White polypropylene provides the mechanical backbone of a liquid-nitrogen-safe cryo label. Unlike brittle films, polypropylene maintains flexibility and dimensional stability as temperatures plunge toward –196 °C, preventing cracking, curling, or edge lift during freeze–thaw cycling. Its low moisture uptake also protects the printed image and adhesive layer from ice formation and condensation during handling. In cryogenic storage, the face stock must remain intact so that barcodes, text, and symbols stay aligned and readable even as the underlying tube contracts and expands.
A permanent acrylic adhesive is used because cryogenic storage demands both low-temperature wet-out and long-term cohesion. At ultra-low temperatures, many adhesives become glass-hard and lose surface contact. This formulation remains tacky enough to bond to plastic and glass labware, yet strong enough to resist peel, shear, and thermal stress over time. The adhesive layer is what keeps the label anchored as tubes move between liquid nitrogen, vapor-phase storage, and ambient handling.

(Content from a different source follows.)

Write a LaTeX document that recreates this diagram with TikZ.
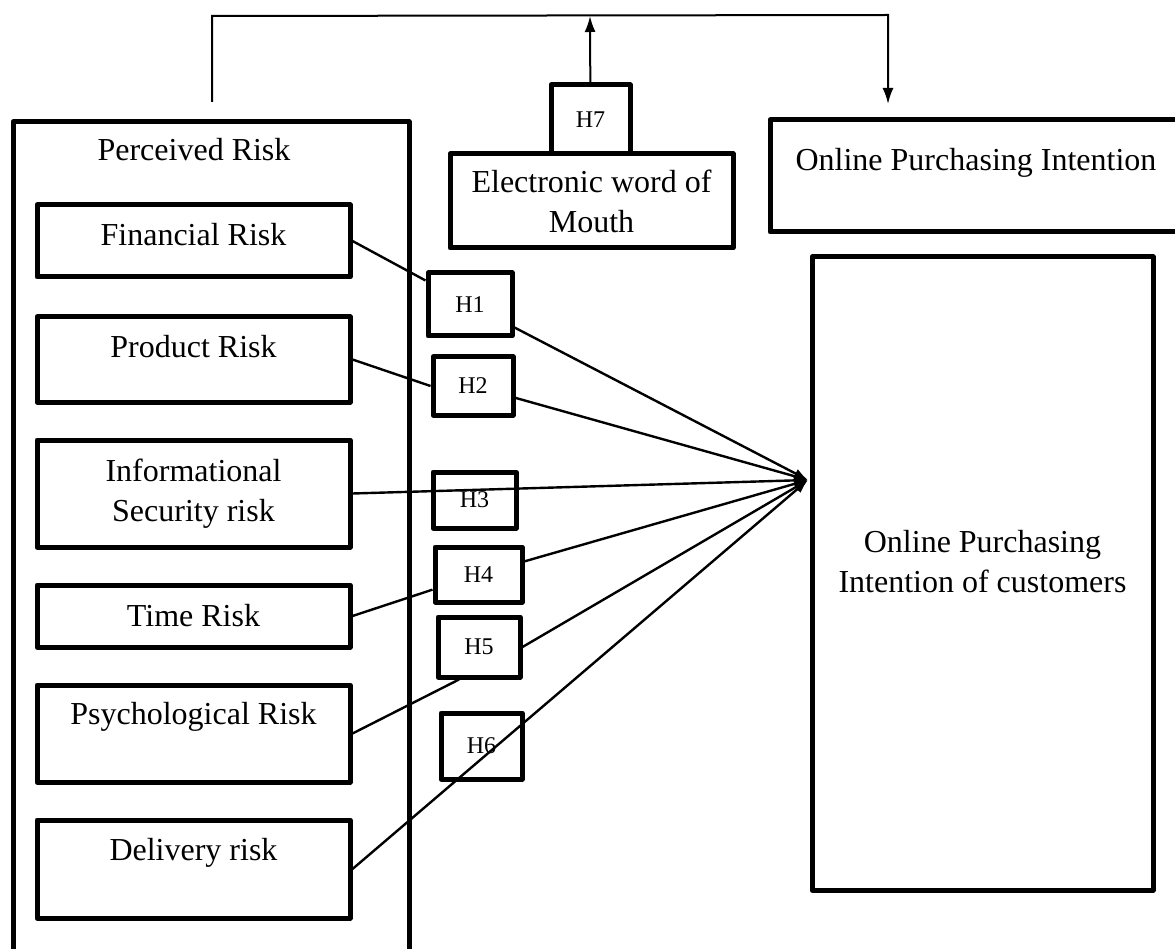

The top-coated surface is what allows thermal-transfer resin ink to become a durable part of the label, not just something sitting on it. This coating is engineered to accept and anchor the printed image, producing sharp barcodes, dense blacks, and chemical-resistant text. In cryogenic environments, where labels encounter liquid nitrogen, solvents, dry ice, and sterilization cycles, the topcoat prevents ink fracture, smearing, and image loss. It is the layer that turns a printed cryo label into a scannable, long-term identification tool.
Dwell time is not optional in cryogenic labeling — it is a performance variable. After application, the adhesive continues to flow and build contact with the surface, increasing bond strength over time. An initial 15-minute dwell provides early holding power, while allowing up to 24 hours maximizes adhesion before the label is exposed to liquid nitrogen or deep-freeze storage. Skipping this step reduces ultimate bond strength, even with a cryo-rated adhesive.
These liquid-nitrogen-safe cryo labels are produced using materials that comply with FDA 21 CFR 175.105 and RoHS Directive 2011/65/EU. FDA 21 CFR 175.105 is commonly referenced in laboratories and biobanks because it governs adhesives used in indirect contact with regulated materials, while RoHS limits the use of restricted substances in electronic and laboratory environments.
This compliance helps ensure the label system is suitable for use in regulated lab workflows, biomedical research, and long-term sample storage. Additional regulatory or material requirements can be evaluated when needed, allowing the label construction to be aligned with application-specific compliance and validation needs.